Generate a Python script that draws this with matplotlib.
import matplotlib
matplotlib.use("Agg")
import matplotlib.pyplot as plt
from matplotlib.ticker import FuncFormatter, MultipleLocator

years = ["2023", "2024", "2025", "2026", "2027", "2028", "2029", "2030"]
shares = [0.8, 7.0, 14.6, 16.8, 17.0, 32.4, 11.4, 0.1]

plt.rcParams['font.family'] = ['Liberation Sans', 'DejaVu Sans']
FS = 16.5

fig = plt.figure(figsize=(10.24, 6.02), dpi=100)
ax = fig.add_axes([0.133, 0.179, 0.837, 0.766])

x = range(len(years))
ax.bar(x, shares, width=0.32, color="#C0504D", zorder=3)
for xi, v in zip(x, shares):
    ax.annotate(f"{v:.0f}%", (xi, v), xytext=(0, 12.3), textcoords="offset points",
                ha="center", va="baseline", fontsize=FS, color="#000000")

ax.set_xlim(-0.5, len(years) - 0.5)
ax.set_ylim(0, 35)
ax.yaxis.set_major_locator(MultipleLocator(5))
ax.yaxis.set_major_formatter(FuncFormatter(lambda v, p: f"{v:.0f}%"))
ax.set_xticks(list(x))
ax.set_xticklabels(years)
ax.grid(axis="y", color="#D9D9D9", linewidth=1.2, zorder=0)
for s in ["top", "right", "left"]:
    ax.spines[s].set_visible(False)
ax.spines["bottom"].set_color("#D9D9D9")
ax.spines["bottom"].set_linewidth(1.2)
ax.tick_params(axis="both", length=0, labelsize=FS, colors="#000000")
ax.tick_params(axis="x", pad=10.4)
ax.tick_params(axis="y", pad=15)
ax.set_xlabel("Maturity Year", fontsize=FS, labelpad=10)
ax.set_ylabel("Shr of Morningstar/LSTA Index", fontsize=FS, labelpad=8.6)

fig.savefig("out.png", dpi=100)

§ **Short problem**
Set down, exactly as written, each line of the data from its opening line through the one containing "ax = fig.add_axes([0.133, 0.179, 0.837, 0.766])". Output nothing more.

§ **Solved problem**
Generate a Python script that draws this with matplotlib.
import matplotlib
matplotlib.use("Agg")
import matplotlib.pyplot as plt
from matplotlib.ticker import FuncFormatter, MultipleLocator

years = ["2023", "2024", "2025", "2026", "2027", "2028", "2029", "2030"]
shares = [0.8, 7.0, 14.6, 16.8, 17.0, 32.4, 11.4, 0.1]

plt.rcParams['font.family'] = ['Liberation Sans', 'DejaVu Sans']
FS = 16.5

fig = plt.figure(figsize=(10.24, 6.02), dpi=100)
ax = fig.add_axes([0.133, 0.179, 0.837, 0.766])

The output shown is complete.